I am parsing the syslog into the ELK-stack.
Syslog example
Jul 19 10:47:21 host-abc systemd: Started myservice
Jul 19 10:47:29 host-abc systemd: Started service.
Jul 19 10:47:29 host-abc systemd: Starting service...
What ideally would like to do is to aggregate the 2nd and third line into one message,for example returning: Started Service. Starting service...

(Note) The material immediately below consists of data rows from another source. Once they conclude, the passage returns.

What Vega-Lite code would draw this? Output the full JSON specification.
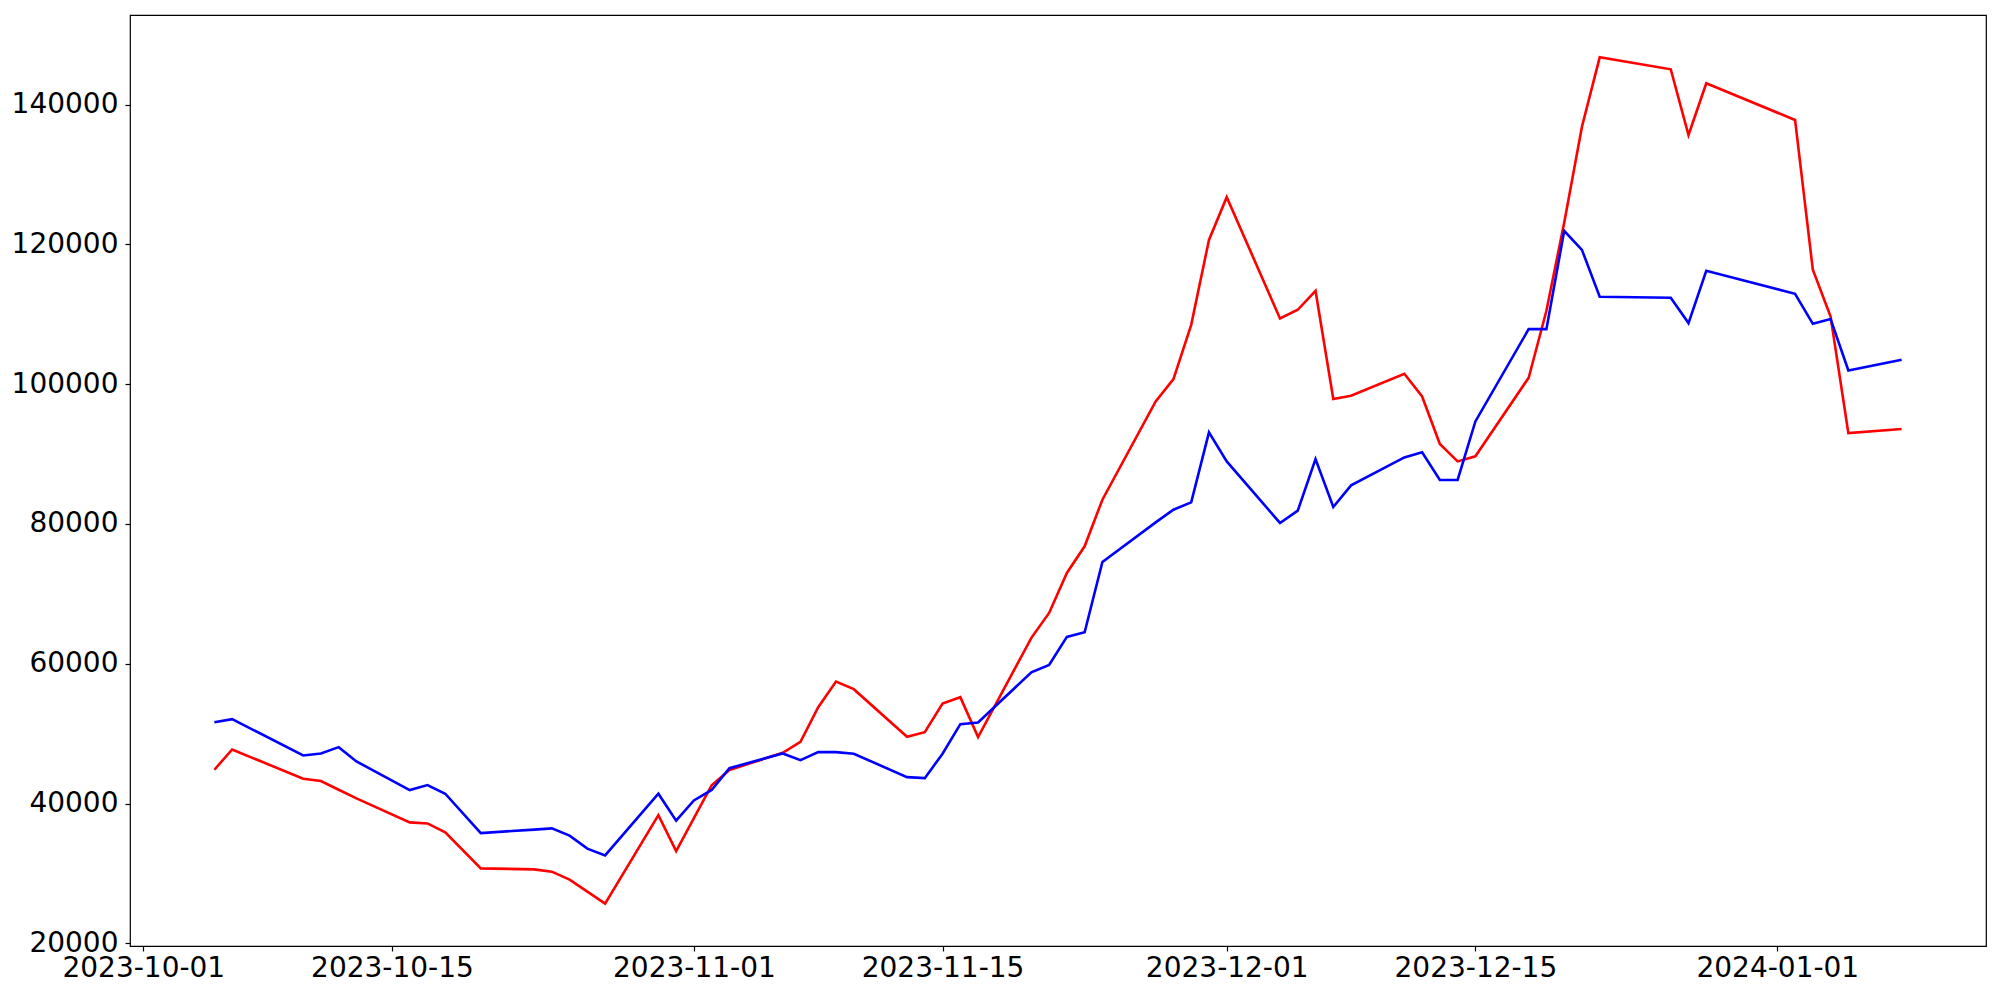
{
  "$schema": "https://vega.github.io/schema/vega-lite/v6.json",
  "width": 1856,
  "height": 931,
  "autosize": {"type": "none"},
  "padding": {"left": 130, "top": 15, "right": 14, "bottom": 54},
  "background": "white",
  "config": {
    "view": {"stroke": "black", "strokeWidth": 1.2},
    "axis": {"grid": false, "domain": false, "labelFont": "DejaVu Sans", "labelFontSize": 28, "labelColor": "black", "tickColor": "black", "tickSize": 5, "tickWidth": 1.2}
  },
  "data": {"values": [
    {"date": "2023-10-05", "series": "A", "value": 44830},
    {"date": "2023-10-06", "series": "A", "value": 47730},
    {"date": "2023-10-10", "series": "A", "value": 43550},
    {"date": "2023-10-11", "series": "A", "value": 43210},
    {"date": "2023-10-12", "series": "A", "value": 41970},
    {"date": "2023-10-13", "series": "A", "value": 40730},
    {"date": "2023-10-16", "series": "A", "value": 37300},
    {"date": "2023-10-17", "series": "A", "value": 37150},
    {"date": "2023-10-18", "series": "A", "value": 35870},
    {"date": "2023-10-20", "series": "A", "value": 30720},
    {"date": "2023-10-23", "series": "A", "value": 30580},
    {"date": "2023-10-24", "series": "A", "value": 30250},
    {"date": "2023-10-25", "series": "A", "value": 29110},
    {"date": "2023-10-26", "series": "A", "value": 27390},
    {"date": "2023-10-27", "series": "A", "value": 25670},
    {"date": "2023-10-30", "series": "A", "value": 38340},
    {"date": "2023-10-31", "series": "A", "value": 33190},
    {"date": "2023-11-01", "series": "A", "value": 37900},
    {"date": "2023-11-02", "series": "A", "value": 42620},
    {"date": "2023-11-03", "series": "A", "value": 44800},
    {"date": "2023-11-06", "series": "A", "value": 47260},
    {"date": "2023-11-07", "series": "A", "value": 48830},
    {"date": "2023-11-08", "series": "A", "value": 53780},
    {"date": "2023-11-09", "series": "A", "value": 57450},
    {"date": "2023-11-10", "series": "A", "value": 56360},
    {"date": "2023-11-13", "series": "A", "value": 49550},
    {"date": "2023-11-14", "series": "A", "value": 50210},
    {"date": "2023-11-15", "series": "A", "value": 54310},
    {"date": "2023-11-16", "series": "A", "value": 55210},
    {"date": "2023-11-17", "series": "A", "value": 49500},
    {"date": "2023-11-20", "series": "A", "value": 63700},
    {"date": "2023-11-21", "series": "A", "value": 67270},
    {"date": "2023-11-22", "series": "A", "value": 72990},
    {"date": "2023-11-23", "series": "A", "value": 76800},
    {"date": "2023-11-24", "series": "A", "value": 83470},
    {"date": "2023-11-27", "series": "A", "value": 97530},
    {"date": "2023-11-28", "series": "A", "value": 100730},
    {"date": "2023-11-29", "series": "A", "value": 108490},
    {"date": "2023-11-30", "series": "A", "value": 120640},
    {"date": "2023-12-01", "series": "A", "value": 126750},
    {"date": "2023-12-04", "series": "A", "value": 109400},
    {"date": "2023-12-05", "series": "A", "value": 110640},
    {"date": "2023-12-06", "series": "A", "value": 113350},
    {"date": "2023-12-07", "series": "A", "value": 97870},
    {"date": "2023-12-08", "series": "A", "value": 98340},
    {"date": "2023-12-11", "series": "A", "value": 101490},
    {"date": "2023-12-12", "series": "A", "value": 98240},
    {"date": "2023-12-13", "series": "A", "value": 91440},
    {"date": "2023-12-14", "series": "A", "value": 88950},
    {"date": "2023-12-15", "series": "A", "value": 89670},
    {"date": "2023-12-18", "series": "A", "value": 100920},
    {"date": "2023-12-19", "series": "A", "value": 110500},
    {"date": "2023-12-20", "series": "A", "value": 123100},
    {"date": "2023-12-21", "series": "A", "value": 136840},
    {"date": "2023-12-22", "series": "A", "value": 146760},
    {"date": "2023-12-26", "series": "A", "value": 145050},
    {"date": "2023-12-27", "series": "A", "value": 135650},
    {"date": "2023-12-28", "series": "A", "value": 143040},
    {"date": "2024-01-02", "series": "A", "value": 137800},
    {"date": "2024-01-03", "series": "A", "value": 116360},
    {"date": "2024-01-04", "series": "A", "value": 109680},
    {"date": "2024-01-05", "series": "A", "value": 93000},
    {"date": "2024-01-08", "series": "A", "value": 93580},
    {"date": "2023-10-05", "series": "B", "value": 51640},
    {"date": "2023-10-06", "series": "B", "value": 52070},
    {"date": "2023-10-10", "series": "B", "value": 46880},
    {"date": "2023-10-11", "series": "B", "value": 47160},
    {"date": "2023-10-12", "series": "B", "value": 48070},
    {"date": "2023-10-13", "series": "B", "value": 46020},
    {"date": "2023-10-16", "series": "B", "value": 41920},
    {"date": "2023-10-17", "series": "B", "value": 42640},
    {"date": "2023-10-18", "series": "B", "value": 41400},
    {"date": "2023-10-20", "series": "B", "value": 35770},
    {"date": "2023-10-23", "series": "B", "value": 36270},
    {"date": "2023-10-24", "series": "B", "value": 36440},
    {"date": "2023-10-25", "series": "B", "value": 35400},
    {"date": "2023-10-26", "series": "B", "value": 33540},
    {"date": "2023-10-27", "series": "B", "value": 32580},
    {"date": "2023-10-30", "series": "B", "value": 41400},
    {"date": "2023-10-31", "series": "B", "value": 37540},
    {"date": "2023-11-01", "series": "B", "value": 40440},
    {"date": "2023-11-02", "series": "B", "value": 41940},
    {"date": "2023-11-03", "series": "B", "value": 45060},
    {"date": "2023-11-06", "series": "B", "value": 47160},
    {"date": "2023-11-07", "series": "B", "value": 46200},
    {"date": "2023-11-08", "series": "B", "value": 47350},
    {"date": "2023-11-09", "series": "B", "value": 47350},
    {"date": "2023-11-10", "series": "B", "value": 47120},
    {"date": "2023-11-13", "series": "B", "value": 43780},
    {"date": "2023-11-14", "series": "B", "value": 43630},
    {"date": "2023-11-15", "series": "B", "value": 47120},
    {"date": "2023-11-16", "series": "B", "value": 51350},
    {"date": "2023-11-17", "series": "B", "value": 51590},
    {"date": "2023-11-20", "series": "B", "value": 58780},
    {"date": "2023-11-21", "series": "B", "value": 59840},
    {"date": "2023-11-22", "series": "B", "value": 63840},
    {"date": "2023-11-23", "series": "B", "value": 64500},
    {"date": "2023-11-24", "series": "B", "value": 74570},
    {"date": "2023-11-27", "series": "B", "value": 80230},
    {"date": "2023-11-28", "series": "B", "value": 82040},
    {"date": "2023-11-29", "series": "B", "value": 83090},
    {"date": "2023-11-30", "series": "B", "value": 93100},
    {"date": "2023-12-01", "series": "B", "value": 88950},
    {"date": "2023-12-04", "series": "B", "value": 80140},
    {"date": "2023-12-05", "series": "B", "value": 81900},
    {"date": "2023-12-06", "series": "B", "value": 89290},
    {"date": "2023-12-07", "series": "B", "value": 82430},
    {"date": "2023-12-08", "series": "B", "value": 85520},
    {"date": "2023-12-11", "series": "B", "value": 89520},
    {"date": "2023-12-12", "series": "B", "value": 90240},
    {"date": "2023-12-13", "series": "B", "value": 86290},
    {"date": "2023-12-14", "series": "B", "value": 86290},
    {"date": "2023-12-15", "series": "B", "value": 94670},
    {"date": "2023-12-18", "series": "B", "value": 107870},
    {"date": "2023-12-19", "series": "B", "value": 107870},
    {"date": "2023-12-20", "series": "B", "value": 121930},
    {"date": "2023-12-21", "series": "B", "value": 119210},
    {"date": "2023-12-22", "series": "B", "value": 112500},
    {"date": "2023-12-26", "series": "B", "value": 112360},
    {"date": "2023-12-27", "series": "B", "value": 108740},
    {"date": "2023-12-28", "series": "B", "value": 116210},
    {"date": "2024-01-02", "series": "B", "value": 112920},
    {"date": "2024-01-03", "series": "B", "value": 108630},
    {"date": "2024-01-04", "series": "B", "value": 109310},
    {"date": "2024-01-05", "series": "B", "value": 101960},
    {"date": "2024-01-08", "series": "B", "value": 103490}
  ]},
  "encoding": {
    "x": {
      "field": "date",
      "type": "temporal",
      "scale": {"type": "utc", "domain": [
        {"year": 2023, "month": 9, "date": 30, "hours": 6, "utc": true},
        {"year": 2024, "month": 1, "date": 12, "hours": 18, "utc": true}
      ]},
      "axis": {
        "title": null,
        "values": [
          {"year": 2023, "month": 10, "date": 1, "utc": true},
          {"year": 2023, "month": 10, "date": 15, "utc": true},
          {"year": 2023, "month": 11, "date": 1, "utc": true},
          {"year": 2023, "month": 11, "date": 15, "utc": true},
          {"year": 2023, "month": 12, "date": 1, "utc": true},
          {"year": 2023, "month": 12, "date": 15, "utc": true},
          {"year": 2024, "month": 1, "date": 1, "utc": true}
        ],
        "labelExpr": "utcFormat(datum.value, '%Y-%m-%d')",
        "labelPadding": 3,
        "labelFlush": false,
        "labelOverlap": false
      }
    },
    "y": {
      "field": "value",
      "type": "quantitative",
      "scale": {"domain": [19615, 152815], "nice": false, "zero": false},
      "axis": {
        "title": null,
        "values": [20000, 40000, 60000, 80000, 100000, 120000, 140000],
        "format": "d",
        "labelPadding": 7,
        "labelOverlap": false
      }
    }
  },
  "layer": [
    {"transform": [{"filter": "datum.series === 'A'"}], "mark": {"type": "line", "color": "#ff0000", "strokeWidth": 2.6}},
    {"transform": [{"filter": "datum.series === 'B'"}], "mark": {"type": "line", "color": "#0000ff", "strokeWidth": 2.6}}
  ]
}
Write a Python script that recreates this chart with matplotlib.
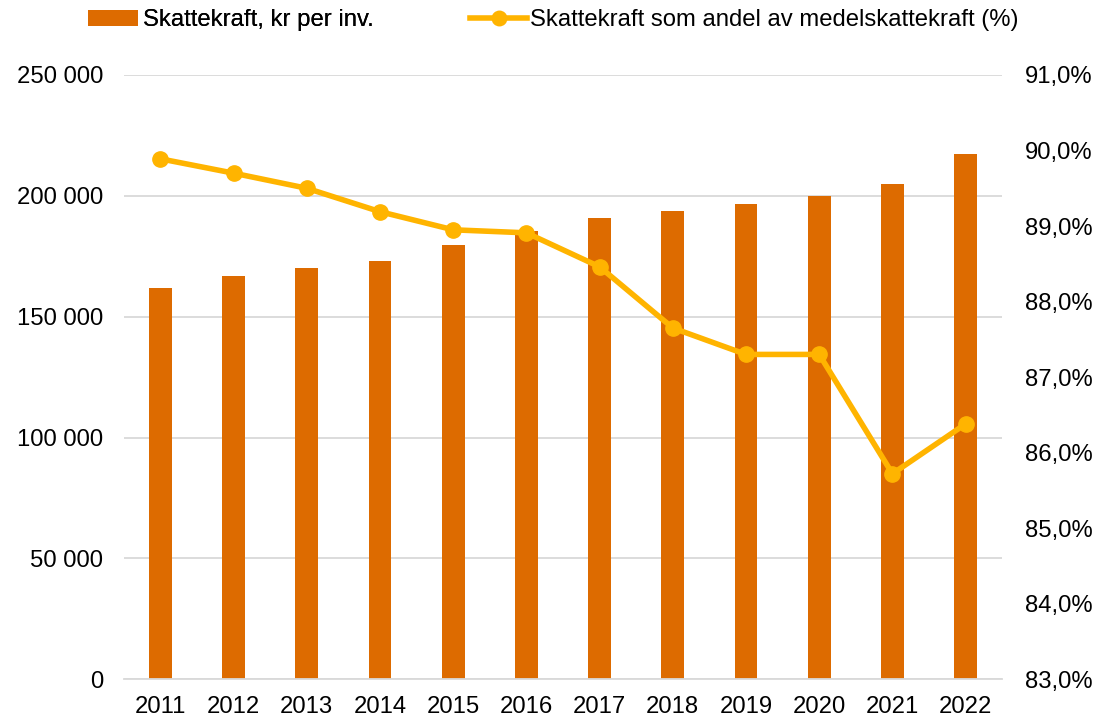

therefore I would like the timestamp, hostname and program name to match before the lines are combined.
You can use the aggregate
filter in order to achieve what you want. The aggregate
filter provides support for aggregating several log lines into one single event based on a common field value. In your case, the common field would be a combination of @timestamp
, hostname
and program_name
.
Since the syslog
input is already properly parsing the syslog lines, we don't need to grok anything, so we can leverage the aggregate
filter immediately. We aggregate the lines based on the SYSLOGBASE2
field which will contain everything up to the colon character :
. Then we simply gather all messages and finally we join the messages into a string. It goes like this:
input {
syslog {
...
}
}
filter {
aggregate {
task_id => "%{SYSLOGBASE2}"
code => "map['message'] ||= []; map['message'].push(event.get('message'));"
push_map_as_event_on_timeout => true
timeout_task_id_field => "user_id"
timeout => 1 # 1 second timeout
timeout_tags => ['_aggregatetimeout']
timeout_code => "event.set('message', map['message'].join(' '))"
}
}
output {
...
}